Стремились во что бы то ни стало заставить позабыть прошлое царствование и в виде одного из средств переменили, насколько это было возможно, место всех резиденций двора. Императрица Мария питала отвращение к Царскому Селу, объяснимое только личными отношениями. Она ревновала его к созданному ею Павловску. Вследствие этого Императорский дворец в Царском Селе, жилище, достойное Монарха, и где всегда весь двор удобно размещался, был брошен, и все лучшее из имущества перевезено в Павловск, тоже красивое место, но нисколько не соответствовавшее размерам с двором и не подходившее для резиденции Монарха, влюбленного в пышность и приемы. Поспешно строили новые здания, но они были разорительным противоречием с постройками прошлого царствования. Екатерина II построила для своего внука великолепный дворец в Царском Селе. Императрица Мария, пока по ее распоряжению для наследника трона строили деревянный дом, поместила его в хижину. Да и дом Великого Князя Александра немногим был больше, но Великая Княгиня Елизавета чувствовала себя там счастливой в сравнении с теми тремя неделями, которые она провела во дворце.

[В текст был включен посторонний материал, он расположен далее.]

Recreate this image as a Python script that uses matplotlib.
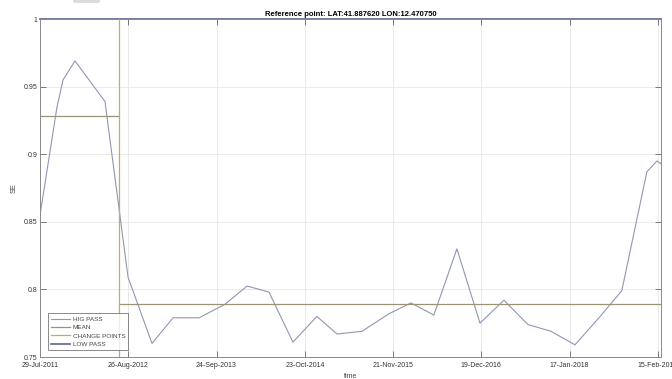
import matplotlib
matplotlib.use("Agg")
import matplotlib.pyplot as plt
from matplotlib.patches import FancyBboxPatch
import pandas as pd

# series
dates = ["2011-07-29", "2011-10-13", "2011-11-09", "2012-01-01", "2012-05-14",
         "2012-08-25", "2012-12-10", "2013-03-14", "2013-07-08", "2013-11-01",
         "2014-02-07", "2014-05-16", "2014-08-31", "2014-12-16", "2015-03-16",
         "2015-07-05", "2015-11-03", "2016-02-09", "2016-05-21", "2016-09-01",
         "2016-12-13", "2017-03-30", "2017-07-15", "2017-10-26", "2018-02-10",
         "2018-05-28", "2018-09-07", "2018-12-28", "2019-02-11", "2019-02-28"]
se = [0.855, 0.935, 0.955, 0.969, 0.939,
      0.809, 0.760, 0.779, 0.779, 0.789,
      0.8025, 0.798, 0.761, 0.780, 0.767,
      0.769, 0.782, 0.790, 0.781, 0.830,
      0.775, 0.792, 0.774, 0.769, 0.759,
      0.779, 0.799, 0.887, 0.895, 0.893]

change_point = "2012-07-16"
mean_levels = [0.9285, 0.7895]
low_pass_level = 1.0

tick_dates = ["2011-07-29", "2012-08-26", "2013-09-24", "2014-10-23",
              "2015-11-21", "2016-12-19", "2018-01-17", "2019-02-15"]
tick_labels = ["29-Jul-2011", "26-Aug-2012", "24-Sep-2013", "23-Oct-2014",
               "21-Nov-2015", "19-Dec-2016", "17-Jan-2018", "15-Feb-2019"]
y_ticks = [0.75, 0.8, 0.85, 0.9, 0.95, 1]
y_labels = ["0.75", "0.8", "0.85", "0.9", "0.95", "1"]

t = pd.to_datetime(dates)
cp = pd.Timestamp(change_point)
x_start = t[0]
x_end = pd.Timestamp("2019-03-01")

plt.rcParams["font.family"] = ["Liberation Sans", "DejaVu Sans"]

fig = plt.figure(figsize=(6.72, 3.79), dpi=100)
ax = fig.add_axes([40 / 672, 22 / 379, 621 / 672, 338 / 379])

# little grey toolbar stub at the top
fig.patches.append(FancyBboxPatch((73 / 672, 376 / 379), 27 / 672, 6 / 379,
                                  boxstyle="round,pad=0,rounding_size=0.004",
                                  transform=fig.transFigure, color="#dcdcdc",
                                  lw=0))

ax.plot(t, se, color="#9296b4", lw=0.8, label="HIG PASS")
ax.plot([x_start, cp], [mean_levels[0]] * 2, color="#9a937a", lw=0.9,
        label="MEAN")
ax.plot([cp, x_end], [mean_levels[1]] * 2, color="#9a937a", lw=0.9)
ax.plot([cp, cp], [0.75, 1.0], color="#bcae62", lw=0.9,
        label="CHANGE POINTS", zorder=3)
ax.plot([x_start, t[-1]], [low_pass_level] * 2, color="#6c7198", lw=1.3,
        label="LOW PASS", clip_on=False)

ax.set_xlim(x_start, x_end)
ax.set_ylim(0.75, 1.0)
ax.set_xticks(pd.to_datetime(tick_dates))
ax.set_xticklabels(tick_labels)
ax.set_yticks(y_ticks)
ax.set_yticklabels(y_labels)

ax.grid(True, color="#e6e6e6", lw=0.6)
ax.set_axisbelow(True)
ax.tick_params(direction="in", length=4, width=0.6, colors="#666666",
               labelsize=5, labelcolor="#333333", top=True, right=True,
               labeltop=False, labelright=False)
ax.tick_params(axis="x", pad=3.5)
ax.tick_params(axis="y", pad=2)
for s in ax.spines.values():
    s.set_color("#8a8a8a")
    s.set_linewidth(0.7)

ax.set_title("Reference point: LAT:41.887620 LON:12.470750",
             fontsize=5.5, fontweight="bold", pad=2)
ax.set_xlabel("time", fontsize=5, color="#444444", labelpad=3)
ax.set_ylabel("SE", fontsize=5.3, color="#444444", labelpad=4)

leg = ax.legend(loc="lower left", fontsize=4.6, frameon=True, fancybox=False,
                edgecolor="#555555", handlelength=3.0, handletextpad=0.4,
                borderpad=0.45, labelspacing=0.45,
                bbox_to_anchor=(0.008, 0.012))
leg.get_frame().set_linewidth(0.6)
for txt in leg.get_texts():
    txt.set_color("#444444")

fig.savefig("out.png", dpi=100)
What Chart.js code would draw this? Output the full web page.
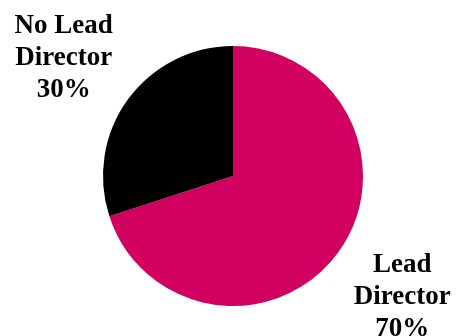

Немного спустя после возвращения Государя, когда однажды вечером он прогуливался по саду в Павловске вместе с двором и лицами, составлявшими его постоянное общество, послышались звуки барабана. Все насторожились. Для вечерней три было слишком поздно. Император остановился, заметно взволнованный. Били тревогу. «Это пожар», – вскричал он, повернулся и быстро пошел ко дворцу вместе с Великими Князьями и военными. Императрица с остальным обществом следовала за ним издали. Подойдя ко дворцу, увидали, что одна из ведущих к нему дорог занята частью гвардейских полков. Остальные кавалеристы и пехотинцы поспешно бежали со всех сторон. Спрашивали друг у друга, куда надо идти, сталкивались, и на узкой дороге, наполненной войсками, военные, пожарные и различные повозки пролагали себе дорогу только с помощью страшного крика.